Because the Deepcell platform relies on deep neural nets as the ultimate cell classifier, Masaeli said that the model learns continuously from the images that are collected. Currently, the platform has around 1.5 billion images. Many of these images are annotated, where cellular identity, functionality, or other interesting characteristics (eg. do the cells come from a breast cancer patient versus a healthy patient?) are labeled to help the model learn.

As with any artificial intelligence model, there are risks in introducing bias, lack of data diversity, and batch effect. To combat these potential problems, Masaeli explained that each sample is run across multiple systems and cartridges. Additionally, she said, similarly classified samples are collected from different sources to increase sample diversity. Batch effects are corrected for through a combination of standardized sample processing since the data from Deepcell sorting is derived from identical instruments and downstream data processing.

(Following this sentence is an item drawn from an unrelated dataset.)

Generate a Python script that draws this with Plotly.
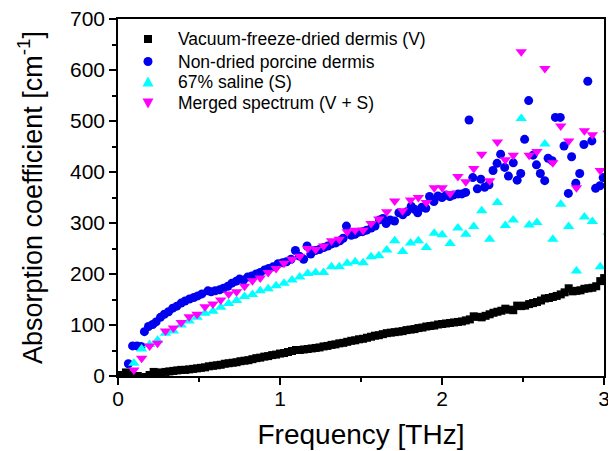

“Lastly, the way that we finally check whether our models are accurate or whether we have somehow biased them is that we can take the cells the model identified as target cells and do biological validation,” Masaeli said. “That’s what we do rigorously on a regular basis.” Biological validation, in this case, can be sequencing the cells sorted by the platform (for example, T cells) to ensure that they are, in fact, the cells of interest.

Looking forward, Masaeli noted the multitude of academic collaborations that the company is undertaking with researchers at Stanford, the University of California at Los Angeles, and the University of Zurich – studying melanoma microenvironments or malignant cancer cells.

Deepcell is also working with the Tabula Sapiens project – a human cell atlas project funded by the Chan Zuckerberg Initiative that sequences (at the single-cell level) organs from human subjects. During the early stages of Deepcell’s founding, Masaeli was excited by this project as a means to get more information about single cells.

“It has been super exciting for us to really visualize the amount of heterogeneity in biological samples,” she said. “They [the Tabula Sapiens Project] have been excited to add a new analyte, add new insights, to understand samples. It’s come full circle, because we weren’t really considering seriously, back then, to become part of this huge endeavor. And here we are.”